Slate’s John Dickerson also invoked the Hillary of that earlier decade:

“Hillary Clinton’s press conference could not have felt more Clinton. Those hoping this well-known accomplished woman would emerge as a new kind of candidate were disappointed on Tuesday. Instead, this was vintage Clinton from the 1990s: late, grudging, and incomplete.”

But even Salon’s Joan Walsh, a self-described Democrat, offered a very mixed review, saying Hillary “doesn’t get that when she has to face down the media, in a real or a trumped-up scandal, she is expected to take questions patiently and without seeming rattled or aggrieved, while at least trying to pretend that she doesn’t believe everyone in the room is hopelessly biased against her.

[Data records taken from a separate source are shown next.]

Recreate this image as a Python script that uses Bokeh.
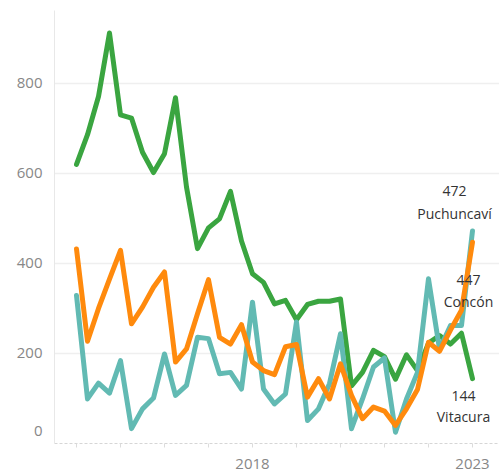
from bokeh.plotting import figure
from bokeh.models import FixedTicker, Range1d, Label
from bokeh.embed import file_html
from bokeh.resources import INLINE

# Quarterly periods 2014-Q1 .. 2023-Q1
quarters = [f"{y}Q{q}" for y in range(2014, 2024) for q in (1, 2, 3, 4)][:37]

names = ["Puchuncaví", "Concón", "Vitacura"]
colors = ["#62bab3", "#ff8a0d", "#3aa540"]

teal = [329, 99, 134, 112, 184, 33, 77, 101, 199, 107, 129, 236, 233, 155, 158, 121,
        314, 121, 88, 110, 270, 51, 77, 133, 244, 33, 99, 170, 190, 25, 99, 158,
        366, 210, 262, 262, 472]
orange = [432, 227, 300, 365, 429, 266, 303, 347, 381, 181, 210, 288, 364, 236, 221, 264,
          181, 162, 153, 215, 220, 103, 144, 99, 177, 107, 55, 81, 72, 40, 77, 120,
          225, 205, 252, 296, 447]
green = [620, 686, 771, 912, 730, 723, 647, 602, 644, 768, 570, 433, 479, 499, 560, 450,
         377, 358, 310, 318, 275, 309, 316, 316, 321, 128, 158, 207, 193, 143, 197, 162,
         223, 240, 221, 245, 144]

year_ticks = [2014, 2015, 2016, 2017, 2018, 2019, 2020, 2021, 2022, 2023]
shown_years = [2018, 2023]
y_ticks = [200, 400, 600, 800]
zero_label_pos = 27  # the "0" label sits slightly above the baseline, as in the reference

x = [int(s[:4]) + (int(s[-1]) - 1) / 4 for s in quarters]

p = figure(width=499, height=476, output_backend="svg", toolbar_location=None,
           x_range=Range1d(2013.5, 2023.614), y_range=Range1d(0, 962),
           min_border_left=54, min_border_right=0, min_border_top=10, min_border_bottom=33)
p.outline_line_color = None
p.background_fill_color = "white"

series = [green, teal, orange]
scols = [colors[2], colors[0], colors[1]]
for ys, c in zip(series, scols):
    p.line(x, ys, line_color=c, line_width=5, line_join="round", line_cap="round")

# axes
p.yaxis.ticker = FixedTicker(ticks=[zero_label_pos] + y_ticks)
p.yaxis.major_label_overrides = {zero_label_pos: "0"}
p.ygrid.ticker = FixedTicker(ticks=y_ticks)
p.ygrid.grid_line_color = "#efefef"
p.ygrid.grid_line_width = 1.5
p.xgrid.grid_line_color = None
p.yaxis.axis_line_color = "#e8e8e8"
p.yaxis.major_tick_line_color = None
p.yaxis.major_tick_out = 0
p.yaxis.major_tick_in = 0
p.yaxis.minor_tick_line_color = None
p.yaxis.major_label_standoff = 12
p.yaxis.major_label_text_font = "Open Sans"
p.yaxis.major_label_text_font_size = "15px"
p.yaxis.major_label_text_color = "#878787"

p.xaxis.ticker = FixedTicker(ticks=year_ticks)
p.xaxis.major_label_overrides = {t: (str(t) if t in shown_years else "") for t in year_ticks}
p.xaxis.axis_line_color = "#d6d6d6"
p.xaxis.axis_line_dash = "3 2"
p.xaxis.major_tick_line_color = "#dcdcdc"
p.xaxis.major_tick_in = 0
p.xaxis.major_tick_out = 4
p.xaxis.minor_tick_line_color = None
p.xaxis.major_label_standoff = 11
p.xaxis.major_label_text_font = "Open Sans"
p.xaxis.major_label_text_font_size = "15px"
p.xaxis.major_label_text_color = "#878787"

# end labels
ends = [teal, orange, green]
offs = [(-18, 40, 18), (-4, -38, -59), (-9, -17, -38)]
for nm, ys, (dx, dv, dn) in zip(names, ends, offs):
    for txt, dy in ((f"{ys[-1]}", dv), (nm, dn)):
        p.add_layout(Label(x=x[-1], y=ys[-1], text=txt, x_offset=dx, y_offset=dy,
                           text_align="center", text_baseline="middle",
                           text_font="Open Sans", text_font_size="14px",
                           text_color="#333333"))

open("out.html", "w").write(file_html(p, INLINE))
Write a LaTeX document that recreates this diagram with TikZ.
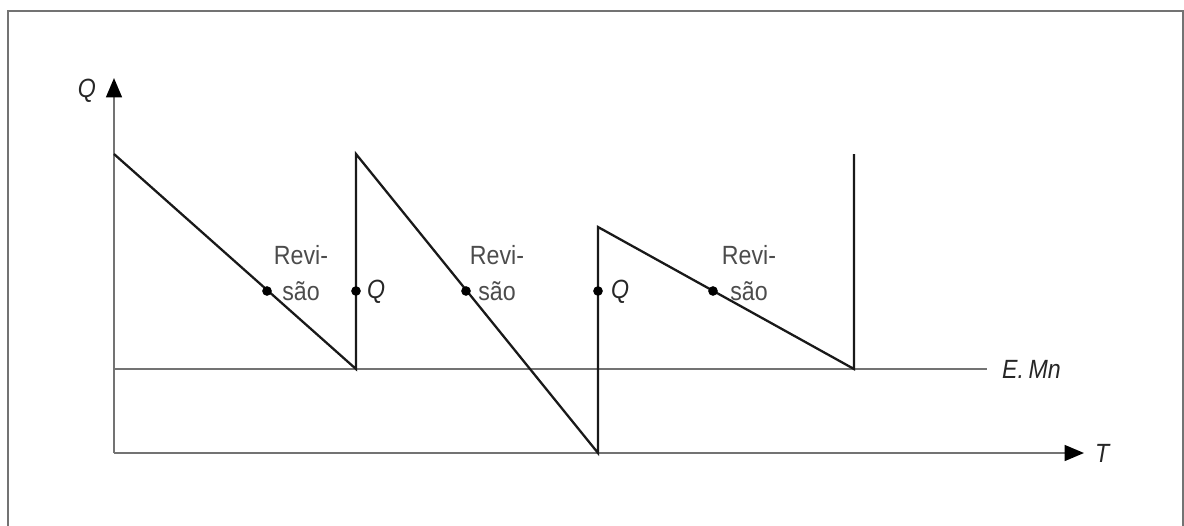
\documentclass[tikz,border=0pt]{standalone}
\usepackage{fontspec}
\setmainfont{Liberation Sans}[FakeStretch=0.88]
\usetikzlibrary{arrows.meta}
\tikzset{
  axis/.style={draw=black!55, line width=1.1pt},
  tip/.style={-{Triangle[length=11pt, width=9pt, color=black]}},
  curve/.style={draw=black!90, line width=1.3pt, line join=miter},
  dot/.style={circle, fill=black, inner sep=0pt, minimum size=5.5pt},
  lbl/.style={font=\fontsize{15}{20.5}\selectfont, text=black!70},
  sym/.style={font=\fontsize{15}{17}\selectfont\itshape, text=black!85}
}
\begin{document}
\begin{tikzpicture}[x=0.02cm, y=-0.02cm]
  \useasboundingbox (0,0) rectangle (1184,525);
  % frame
  \draw[black!55, line width=1.1pt] (8,530) -- (8,11) -- (1183,11) -- (1183,530);
  % axes
  \coordinate (o) at (114,453);
  \coordinate (qtop) at (114,78);
  \coordinate (tend) at (1084,453);
  \draw[axis, tip] (o) -- (qtop);
  \draw[axis, tip] (o) -- (tend);
  \node[sym, left] (qlab) at (102,91) {Q};
  \node[sym, right] (tlab) at (1089,453) {T};
  % minimum stock
  \coordinate (emn0) at (114,369);
  \coordinate (emn1) at (987,369);
  \draw[axis, line width=0.9pt] (emn0) -- (emn1);
  \node[sym, right] (emn) at (996,369) {E.\,Mn};
  % stock level
  \coordinate (p0) at (114,154);
  \coordinate (p1) at (356,369);
  \coordinate (p2) at (356,154);
  \coordinate (p3) at (598,453);
  \coordinate (p4) at (598,227);
  \coordinate (p5) at (854,369);
  \coordinate (p6) at (854,154);
  \draw[curve] (p0) -- (p1) -- (p2) -- (p3) -- (p4) -- (p5) -- (p6);
  % review points
  \node[dot] (r1) at (267,291) {};
  \node[dot] (r2) at (466,291) {};
  \node[dot] (r3) at (713,291) {};
  \node[dot] (q1) at (356,291) {};
  \node[dot] (q2) at (598,291) {};
  \node[lbl, align=center] (t1) at (301,273) {Revi-\\são};
  \node[lbl, align=center] (t2) at (497,273) {Revi-\\são};
  \node[lbl, align=center] (t3) at (749,273) {Revi-\\são};
  \node[sym, right] (ql1) at (361,292) {Q};
  \node[sym, right] (ql2) at (605,292) {Q};
\end{tikzpicture}
\end{document}
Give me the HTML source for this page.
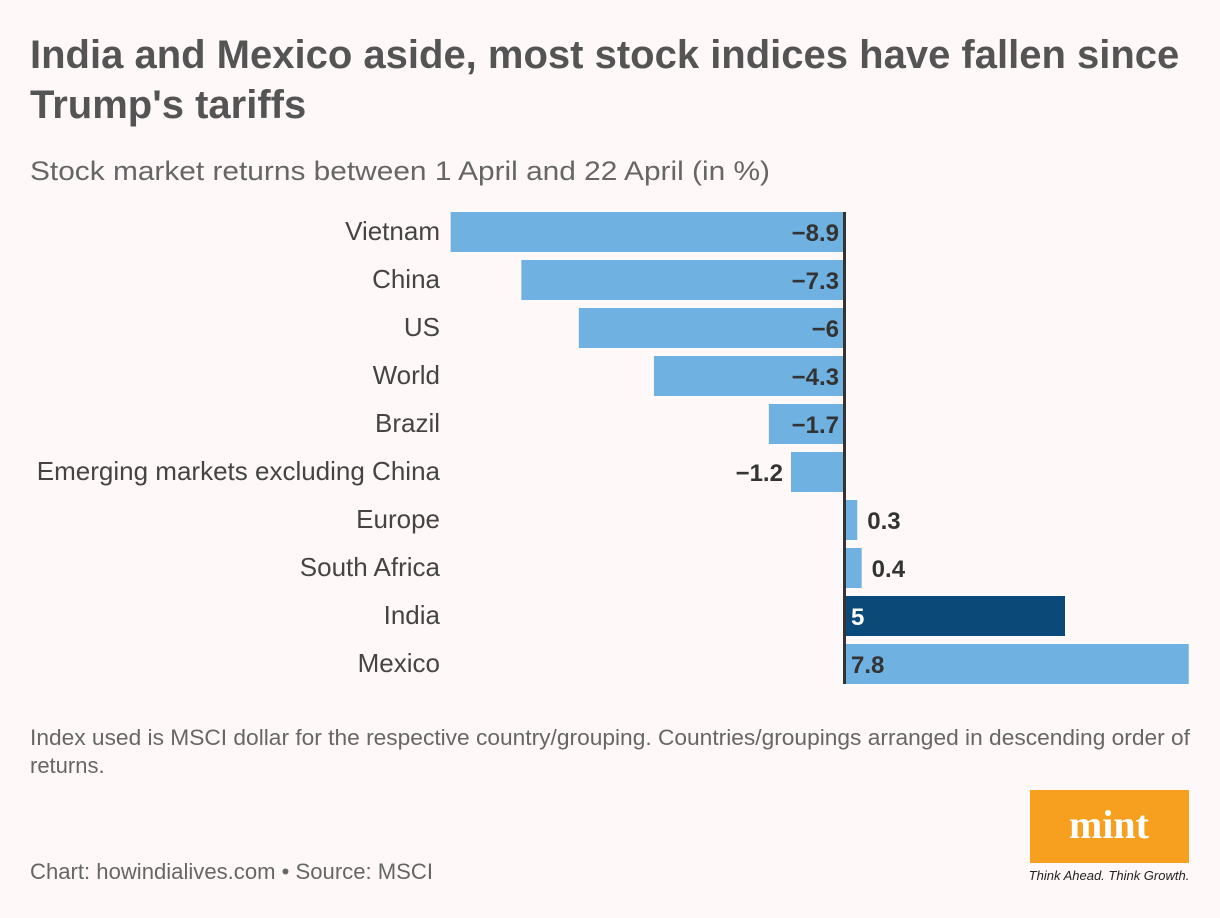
<!DOCTYPE html>
<html><head><meta charset="utf-8"><style>
body{margin:0;background:#fff8f8;width:1220px;height:918px;overflow:hidden;font-family:"Liberation Sans",sans-serif;}
svg{display:block}
</style></head><body>
<svg id="chart" width="1220" height="918" xmlns="http://www.w3.org/2000/svg">
<rect width="1220" height="918" fill="#fff8f8"/>
<text x="30" y="68" font-size="40" font-weight="bold" fill="#545454">India and Mexico aside, most stock indices have fallen since</text>
<text x="30" y="118" font-size="40" font-weight="bold" fill="#545454">Trump's tariffs</text>
<text x="30" y="180" font-size="27" fill="#666" textLength="740" lengthAdjust="spacingAndGlyphs">Stock market returns between 1 April and 22 April (in %)</text>
<g id="bars"></g>
<text x="30" y="745" font-size="22" fill="#666" textLength="1160" lengthAdjust="spacingAndGlyphs">Index used is MSCI dollar for the respective country/grouping. Countries/groupings arranged in descending order of</text>
<text x="30" y="773" font-size="22" fill="#666">returns.</text>
<text x="30" y="879" font-size="22" fill="#666" textLength="403" lengthAdjust="spacingAndGlyphs">Chart: howindialives.com • Source: MSCI</text>
<g>
<rect x="1030" y="790" width="159" height="73" fill="#f7a01f"/>
<text x="1109" y="838" font-size="40" font-weight="bold" font-family="Liberation Serif,serif" fill="#fff" text-anchor="middle">mint</text>
<text x="1109" y="880" font-size="13" font-style="italic" fill="#222" text-anchor="middle">Think Ahead. Think Growth.</text>
</g>
</svg>
<script>
const categories=["Vietnam","China","US","World","Brazil","Emerging markets excluding China","Europe","South Africa","India","Mexico"];
const values=[-8.9,-7.3,-6,-4.3,-1.7,-1.2,0.3,0.4,5,7.8];
const labels=["−8.9","−7.3","−6","−4.3","−1.7","−1.2","0.3","0.4","5","7.8"];
const NS="http://www.w3.org/2000/svg";
const g=document.getElementById('bars');
const zeroX=844, pxPerUnit=44.2, top0=212, pitch=48, bh=40;
const x=v=>zeroX+v*pxPerUnit;
const y=i=>top0+i*pitch;
function mk(t,a){const e=document.createElementNS(NS,t);for(const k in a)e.setAttribute(k,a[k]);g.appendChild(e);return e;}
categories.forEach((c,i)=>{
  const v=values[i];
  const r=mk('rect',{x:Math.min(x(v),zeroX),y:y(i),width:Math.abs(x(v)-zeroX),height:bh,fill:c==="India"?"#0b4a78":"#6fb2e2"});
  
  
  const l=mk('text',{x:440,y:y(i)+28,'font-size':26,fill:'#444','text-anchor':'end'});
  l.textContent=c;
  
  
  const w=Math.abs(x(v)-zeroX);
  let tx,anchor,fill="#333";
  if(v<0){ if(w>70){tx=zeroX-5;anchor='end';}else{tx=x(v)-8;anchor='end';} }
  else { if(w>50){tx=zeroX+7;anchor='start';fill=c==="India"?"#fff":"#333";}else{tx=x(v)+10;anchor='start';} }
  const vl=mk('text',{x:tx,y:y(i)+29,'font-size':24,'font-weight':'bold',fill:fill,'text-anchor':anchor});
  vl.textContent=labels[i];
  
  
});
const ax=mk('rect',{x:zeroX-1,y:top0,width:3,height:pitch*categories.length-8,fill:'#333'});


</script>
</body></html>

“So Clinton’s Tuesday press conference, in which she was alternately proud and defensive, probably didn’t convince anyone of anything they didn’t already believe. If you think she’s shady, then she surely looked shady to you, with her eyes too often cast down at her lectern, not at her audience. If you think she’s the persecuted victim of a vast and metastasizing right wing conspiracy, she handled an untenable situation the best anyone could.”

Liberal Washington Post columnist Ruth Marcus is also bummed:

“My reaction to this episode is a combination of exasperation, sadness and a strong sense of deja vu. It’s exasperating because it’s all so unnecessary. Accepting Clinton’s asserted reason for relying on private e-mail, why does she get to play by different rules than other senior government officials, who juggle two devices? Why, understanding what a big target she is, knowing that her records were being sought, weren’t she and her aides more careful about compliance?”

And I haven’t even gotten to the conservatives yet. Let’s throw one in, the Daily Caller’s Matt Lewis:

“The larger, if more superficial, impression I was left with was the general feeling that she seemed utterly unlikable…

“In the absence of a smoking gun (which has likely been deleted), my guess is that — in the long run — much of politics comes down to things like likability and authenticity. And if this rollout was a harbinger of things to come, Hillary is in trouble. It’s become something of a cliche to say this, but it seems like she’s just not that good at (this part of) politics. And the problem is, at this level, you kind of have to be.”

Now plenty of people must find Hillary likable—“likable enough,” as Obama once rudely put it—or she wouldn’t be the overwhelming Democratic front-runner. The question is whether all the negative media coverage will indelibly tarnish her image.